L’édition 2018 du festival Gamerz est axée principalement autour de deux expositions Master/Slave de Quentin Destieu à Marseille, et Digital Defiance, à Aix-en-Provence; ainsi que des ateliers et conférences. Exposition collective, Digital Defiance, a déjà refermé ses portes il y a quelques jours. Comme son titre l’indique, cette manifestation rassemblait des œuvres critiques envers la technologie envahissante et la redéfinition de notre appréhension du monde par le numérique.
Des Territoires recomposés de Géraud Soulhiol qui utilise des clichés de Google Earth en les morcelant et en les réagençant pour nous faire découvrir une cartographie imaginaire, aux gisants qui se mettent à léviter sous l’effet d’animations gérées par Harm van den Dorpel (Resurrections), en passant par les puzzles de Caroline Delieutraz qui invitent à voir différemment des tableaux (Sans Titre (La Tour de Babel)) ou des images satellites (Kamil Crater), et l’énigmatique objet sonore conçu par eRikM qui restitue de manière aléatoire des bribes de codes utilisés par les soldats amérindiens Choctaw durant la Première Guerre mondiale (La Borne) : ce panorama offrait de multiples points de vue sur cette reconfiguration, voire transfiguration, du monde et la « défiance » que cela suscite, avec en point d’orgue la Salle de brouillage de Julien Clauss. Une installation basée sur une trentaine de micro-émetteurs radio plaqués sur des plaques de cuivre et prolongés de câbles accrochés dans une salle blanche et dépouillée de la Fondation Vasarely où se tenait cette exposition. Balayant le spectre de la bande FM, les spectateurs-auditeurs pouvaient s’amuser à en capter quelques échos (bribes de conversation, interférences, bruits parasites, etc.) grâce à de petits transistors. Lors de la performance donnée pour le vernissage, Julien Clauss a joué avec cet entrelacs d’ondes invisibles, renforcé par un synthé modulaire qui apportait quelques modulations supplémentaires.
Dans cet esprit de mise en question des technologies, Quentin Destieu présentait de nombreuses pièces à Art-Cade, la Galerie des Grands Bains Douches à Marseille à deux pas du fameux mur de La Plaine… Intitulée Master/Slave, cette exposition se prolonge jusqu’au 15 décembre.
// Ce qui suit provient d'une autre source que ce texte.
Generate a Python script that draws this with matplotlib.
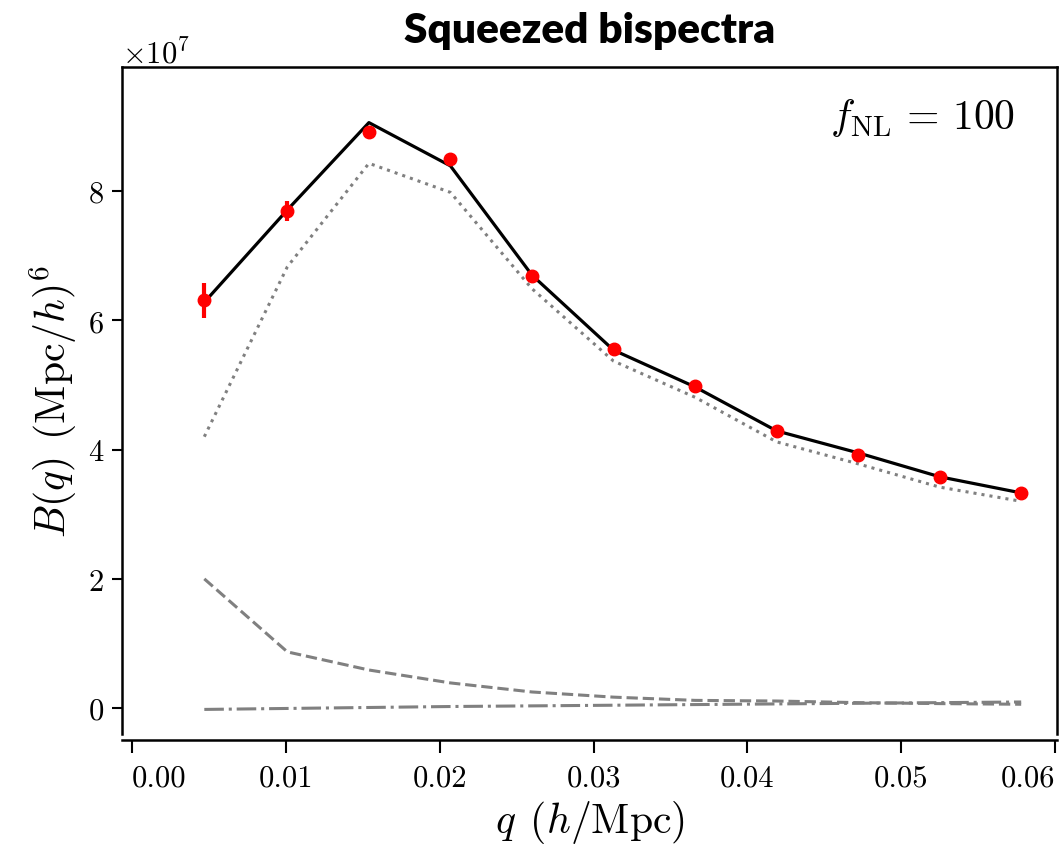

Au travers de certaines œuvres, on imagine que la grande catastrophe numérique a déjà eu lieu. Ainsi avec les étranges mannequins qui portent les stigmates de bugs informatiques, matérialisation d’un Maraboutage 3D qui s’incarne aussi sous la forme d’une poupée vaudou hérissée d’aiguilles à l’effigie de Bre Pettis; personnage peu scrupuleux et vénal qui a breveté les principes de l’imprimante 3D développés par la communauté open-source pour en faire l’exploitation commerciale. Quentin Destieu s’est également amusé à fondre les composants d’un ordinateur pour en extraire de quoi fabriquer des outils primitifs (pointes de flèches, couteau, etc.) qui semblent sortir d’une deuxième préhistoire (Refonte, Gold revolution, Opération pièces jaunes). Le sarcophage qui renferme une réplique agrandie du premier micro-processeur — le seul à avoir été dessiné de la main de l’homme — renforce cette sensation d’immersion dans un futur antérieur où règne une « techno-primitive » (À cœur ouvert). Mais le dispositif le plus futuriste et humoristique est sans aucun doute ce dispositif qui permet à un poisson rouge, grâce à des capteurs, de se ballader dans son aquarium placé sur une petite plateforme robotisée (Machine 2 Fish) !
Laurent Diouf
Master/Slave, exposition de Quentin Destieu dans le cadre du festival multimédia Gamerz, à la Galerie des grands Bains-Douches à Marseille jusqu’au 15 décembre.